[Excerpt from a dataset]
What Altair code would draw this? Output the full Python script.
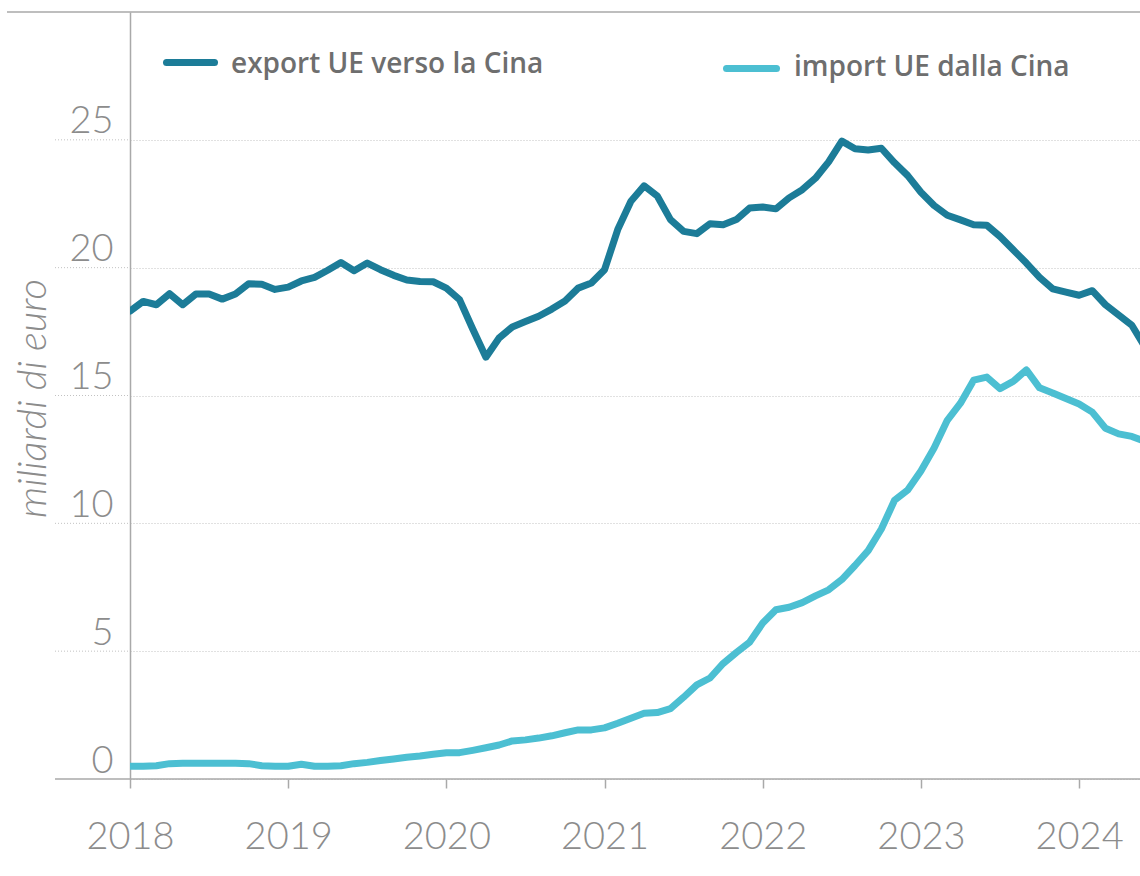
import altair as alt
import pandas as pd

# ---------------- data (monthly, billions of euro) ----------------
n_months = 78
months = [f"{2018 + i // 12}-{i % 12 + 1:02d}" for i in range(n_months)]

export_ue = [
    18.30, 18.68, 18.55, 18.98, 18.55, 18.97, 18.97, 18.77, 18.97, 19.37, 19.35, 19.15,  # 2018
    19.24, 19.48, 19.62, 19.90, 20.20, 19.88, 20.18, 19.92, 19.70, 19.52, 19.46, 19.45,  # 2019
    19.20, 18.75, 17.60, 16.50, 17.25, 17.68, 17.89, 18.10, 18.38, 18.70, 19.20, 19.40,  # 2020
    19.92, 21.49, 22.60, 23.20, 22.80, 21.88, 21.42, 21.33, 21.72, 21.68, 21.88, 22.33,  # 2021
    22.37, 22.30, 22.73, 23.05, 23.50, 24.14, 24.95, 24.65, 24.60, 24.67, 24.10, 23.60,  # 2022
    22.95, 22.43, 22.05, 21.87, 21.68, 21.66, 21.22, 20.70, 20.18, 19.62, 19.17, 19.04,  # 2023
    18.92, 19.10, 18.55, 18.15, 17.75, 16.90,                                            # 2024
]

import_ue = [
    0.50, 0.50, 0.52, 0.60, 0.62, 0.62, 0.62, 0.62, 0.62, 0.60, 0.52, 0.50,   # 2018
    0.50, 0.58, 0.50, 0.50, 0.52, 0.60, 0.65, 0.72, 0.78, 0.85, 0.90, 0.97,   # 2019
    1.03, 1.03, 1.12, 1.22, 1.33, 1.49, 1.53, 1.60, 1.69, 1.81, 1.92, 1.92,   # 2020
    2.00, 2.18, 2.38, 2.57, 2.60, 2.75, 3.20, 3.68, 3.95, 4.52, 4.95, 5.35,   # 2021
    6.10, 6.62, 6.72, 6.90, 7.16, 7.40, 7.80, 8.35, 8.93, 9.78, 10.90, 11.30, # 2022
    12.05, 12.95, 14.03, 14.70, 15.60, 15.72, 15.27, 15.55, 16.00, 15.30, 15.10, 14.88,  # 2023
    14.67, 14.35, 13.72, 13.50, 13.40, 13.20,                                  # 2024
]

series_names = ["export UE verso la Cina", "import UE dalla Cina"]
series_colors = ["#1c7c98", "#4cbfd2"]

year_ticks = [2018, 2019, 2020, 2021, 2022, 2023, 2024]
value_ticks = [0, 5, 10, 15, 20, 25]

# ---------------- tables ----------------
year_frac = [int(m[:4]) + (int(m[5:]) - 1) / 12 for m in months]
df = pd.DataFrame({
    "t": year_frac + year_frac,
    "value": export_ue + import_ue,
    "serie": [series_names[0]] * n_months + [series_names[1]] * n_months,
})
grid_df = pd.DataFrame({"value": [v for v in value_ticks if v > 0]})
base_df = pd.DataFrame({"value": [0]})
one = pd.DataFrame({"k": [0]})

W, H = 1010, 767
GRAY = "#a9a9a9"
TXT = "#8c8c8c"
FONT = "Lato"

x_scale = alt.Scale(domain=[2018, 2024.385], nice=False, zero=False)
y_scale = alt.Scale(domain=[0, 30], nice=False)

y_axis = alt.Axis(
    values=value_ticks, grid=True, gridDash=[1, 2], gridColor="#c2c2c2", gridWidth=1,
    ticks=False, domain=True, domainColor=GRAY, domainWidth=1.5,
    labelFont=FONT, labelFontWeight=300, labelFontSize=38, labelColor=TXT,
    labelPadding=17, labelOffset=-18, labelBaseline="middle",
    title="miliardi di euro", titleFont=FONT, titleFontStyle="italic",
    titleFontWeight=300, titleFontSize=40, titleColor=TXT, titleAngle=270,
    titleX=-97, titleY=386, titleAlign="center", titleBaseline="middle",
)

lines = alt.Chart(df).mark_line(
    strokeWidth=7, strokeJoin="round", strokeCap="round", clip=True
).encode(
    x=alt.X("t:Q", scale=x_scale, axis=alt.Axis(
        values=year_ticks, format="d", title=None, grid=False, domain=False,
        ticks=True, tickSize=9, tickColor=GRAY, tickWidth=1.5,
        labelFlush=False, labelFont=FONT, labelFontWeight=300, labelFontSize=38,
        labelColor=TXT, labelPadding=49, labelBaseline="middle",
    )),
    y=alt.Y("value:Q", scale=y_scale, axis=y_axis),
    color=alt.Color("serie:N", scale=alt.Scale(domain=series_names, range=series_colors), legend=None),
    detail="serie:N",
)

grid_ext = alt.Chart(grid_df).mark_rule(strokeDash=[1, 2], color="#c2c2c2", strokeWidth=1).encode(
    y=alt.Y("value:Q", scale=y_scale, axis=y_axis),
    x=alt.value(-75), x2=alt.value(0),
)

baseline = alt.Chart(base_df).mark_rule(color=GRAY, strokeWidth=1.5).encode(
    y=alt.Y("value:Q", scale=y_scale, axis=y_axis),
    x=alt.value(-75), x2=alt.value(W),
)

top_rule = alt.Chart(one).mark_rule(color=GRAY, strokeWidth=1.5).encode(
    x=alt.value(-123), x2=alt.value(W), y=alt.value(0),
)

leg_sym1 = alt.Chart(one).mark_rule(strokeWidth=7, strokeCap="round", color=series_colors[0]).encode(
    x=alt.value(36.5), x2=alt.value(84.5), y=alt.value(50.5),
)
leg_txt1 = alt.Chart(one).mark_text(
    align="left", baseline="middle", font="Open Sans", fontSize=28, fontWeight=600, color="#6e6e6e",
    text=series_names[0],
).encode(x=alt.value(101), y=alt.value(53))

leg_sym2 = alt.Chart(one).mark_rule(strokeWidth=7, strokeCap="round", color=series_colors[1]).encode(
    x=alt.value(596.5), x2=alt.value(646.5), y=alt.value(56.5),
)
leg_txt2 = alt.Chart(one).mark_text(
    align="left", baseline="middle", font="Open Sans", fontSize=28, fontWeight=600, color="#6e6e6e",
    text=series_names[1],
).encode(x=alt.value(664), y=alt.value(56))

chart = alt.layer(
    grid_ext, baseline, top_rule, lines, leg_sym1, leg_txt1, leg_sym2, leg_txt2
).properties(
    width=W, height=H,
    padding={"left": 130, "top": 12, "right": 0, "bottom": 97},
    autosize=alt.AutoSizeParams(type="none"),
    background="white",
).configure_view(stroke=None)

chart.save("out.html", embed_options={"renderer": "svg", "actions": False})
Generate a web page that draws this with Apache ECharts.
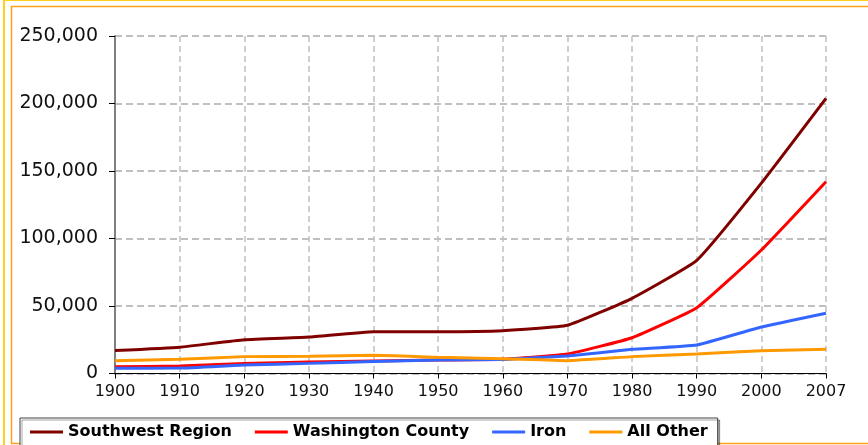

TASK TO CARRY OUT: Print the entries above exactly, taking out only the pictures.

EXERCISE RESULT:
What Altair code would draw this? Output the full Python script.
import altair as alt
import pandas as pd

# ---------------- data (monthly, billions of euro) ----------------
n_months = 78
months = [f"{2018 + i // 12}-{i % 12 + 1:02d}" for i in range(n_months)]

export_ue = [
    18.30, 18.68, 18.55, 18.98, 18.55, 18.97, 18.97, 18.77, 18.97, 19.37, 19.35, 19.15,  # 2018
    19.24, 19.48, 19.62, 19.90, 20.20, 19.88, 20.18, 19.92, 19.70, 19.52, 19.46, 19.45,  # 2019
    19.20, 18.75, 17.60, 16.50, 17.25, 17.68, 17.89, 18.10, 18.38, 18.70, 19.20, 19.40,  # 2020
    19.92, 21.49, 22.60, 23.20, 22.80, 21.88, 21.42, 21.33, 21.72, 21.68, 21.88, 22.33,  # 2021
    22.37, 22.30, 22.73, 23.05, 23.50, 24.14, 24.95, 24.65, 24.60, 24.67, 24.10, 23.60,  # 2022
    22.95, 22.43, 22.05, 21.87, 21.68, 21.66, 21.22, 20.70, 20.18, 19.62, 19.17, 19.04,  # 2023
    18.92, 19.10, 18.55, 18.15, 17.75, 16.90,                                            # 2024
]

import_ue = [
    0.50, 0.50, 0.52, 0.60, 0.62, 0.62, 0.62, 0.62, 0.62, 0.60, 0.52, 0.50,   # 2018
    0.50, 0.58, 0.50, 0.50, 0.52, 0.60, 0.65, 0.72, 0.78, 0.85, 0.90, 0.97,   # 2019
    1.03, 1.03, 1.12, 1.22, 1.33, 1.49, 1.53, 1.60, 1.69, 1.81, 1.92, 1.92,   # 2020
    2.00, 2.18, 2.38, 2.57, 2.60, 2.75, 3.20, 3.68, 3.95, 4.52, 4.95, 5.35,   # 2021
    6.10, 6.62, 6.72, 6.90, 7.16, 7.40, 7.80, 8.35, 8.93, 9.78, 10.90, 11.30, # 2022
    12.05, 12.95, 14.03, 14.70, 15.60, 15.72, 15.27, 15.55, 16.00, 15.30, 15.10, 14.88,  # 2023
    14.67, 14.35, 13.72, 13.50, 13.40, 13.20,                                  # 2024
]

series_names = ["export UE verso la Cina", "import UE dalla Cina"]
series_colors = ["#1c7c98", "#4cbfd2"]

year_ticks = [2018, 2019, 2020, 2021, 2022, 2023, 2024]
value_ticks = [0, 5, 10, 15, 20, 25]

# ---------------- tables ----------------
year_frac = [int(m[:4]) + (int(m[5:]) - 1) / 12 for m in months]
df = pd.DataFrame({
    "t": year_frac + year_frac,
    "value": export_ue + import_ue,
    "serie": [series_names[0]] * n_months + [series_names[1]] * n_months,
})
grid_df = pd.DataFrame({"value": [v for v in value_ticks if v > 0]})
base_df = pd.DataFrame({"value": [0]})
one = pd.DataFrame({"k": [0]})

W, H = 1010, 767
GRAY = "#a9a9a9"
TXT = "#8c8c8c"
FONT = "Lato"

x_scale = alt.Scale(domain=[2018, 2024.385], nice=False, zero=False)
y_scale = alt.Scale(domain=[0, 30], nice=False)

y_axis = alt.Axis(
    values=value_ticks, grid=True, gridDash=[1, 2], gridColor="#c2c2c2", gridWidth=1,
    ticks=False, domain=True, domainColor=GRAY, domainWidth=1.5,
    labelFont=FONT, labelFontWeight=300, labelFontSize=38, labelColor=TXT,
    labelPadding=17, labelOffset=-18, labelBaseline="middle",
    title="miliardi di euro", titleFont=FONT, titleFontStyle="italic",
    titleFontWeight=300, titleFontSize=40, titleColor=TXT, titleAngle=270,
    titleX=-97, titleY=386, titleAlign="center", titleBaseline="middle",
)

lines = alt.Chart(df).mark_line(
    strokeWidth=7, strokeJoin="round", strokeCap="round", clip=True
).encode(
    x=alt.X("t:Q", scale=x_scale, axis=alt.Axis(
        values=year_ticks, format="d", title=None, grid=False, domain=False,
        ticks=True, tickSize=9, tickColor=GRAY, tickWidth=1.5,
        labelFlush=False, labelFont=FONT, labelFontWeight=300, labelFontSize=38,
        labelColor=TXT, labelPadding=49, labelBaseline="middle",
    )),
    y=alt.Y("value:Q", scale=y_scale, axis=y_axis),
    color=alt.Color("serie:N", scale=alt.Scale(domain=series_names, range=series_colors), legend=None),
    detail="serie:N",
)

grid_ext = alt.Chart(grid_df).mark_rule(strokeDash=[1, 2], color="#c2c2c2", strokeWidth=1).encode(
    y=alt.Y("value:Q", scale=y_scale, axis=y_axis),
    x=alt.value(-75), x2=alt.value(0),
)

baseline = alt.Chart(base_df).mark_rule(color=GRAY, strokeWidth=1.5).encode(
    y=alt.Y("value:Q", scale=y_scale, axis=y_axis),
    x=alt.value(-75), x2=alt.value(W),
)

top_rule = alt.Chart(one).mark_rule(color=GRAY, strokeWidth=1.5).encode(
    x=alt.value(-123), x2=alt.value(W), y=alt.value(0),
)

leg_sym1 = alt.Chart(one).mark_rule(strokeWidth=7, strokeCap="round", color=series_colors[0]).encode(
    x=alt.value(36.5), x2=alt.value(84.5), y=alt.value(50.5),
)
leg_txt1 = alt.Chart(one).mark_text(
    align="left", baseline="middle", font="Open Sans", fontSize=28, fontWeight=600, color="#6e6e6e",
    text=series_names[0],
).encode(x=alt.value(101), y=alt.value(53))

leg_sym2 = alt.Chart(one).mark_rule(strokeWidth=7, strokeCap="round", color=series_colors[1]).encode(
    x=alt.value(596.5), x2=alt.value(646.5), y=alt.value(56.5),
)
leg_txt2 = alt.Chart(one).mark_text(
    align="left", baseline="middle", font="Open Sans", fontSize=28, fontWeight=600, color="#6e6e6e",
    text=series_names[1],
).encode(x=alt.value(664), y=alt.value(56))

chart = alt.layer(
    grid_ext, baseline, top_rule, lines, leg_sym1, leg_txt1, leg_sym2, leg_txt2
).properties(
    width=W, height=H,
    padding={"left": 130, "top": 12, "right": 0, "bottom": 97},
    autosize=alt.AutoSizeParams(type="none"),
    background="white",
).configure_view(stroke=None)

chart.save("out.html", embed_options={"renderer": "svg", "actions": False})
Generate a web page that draws this with Apache ECharts.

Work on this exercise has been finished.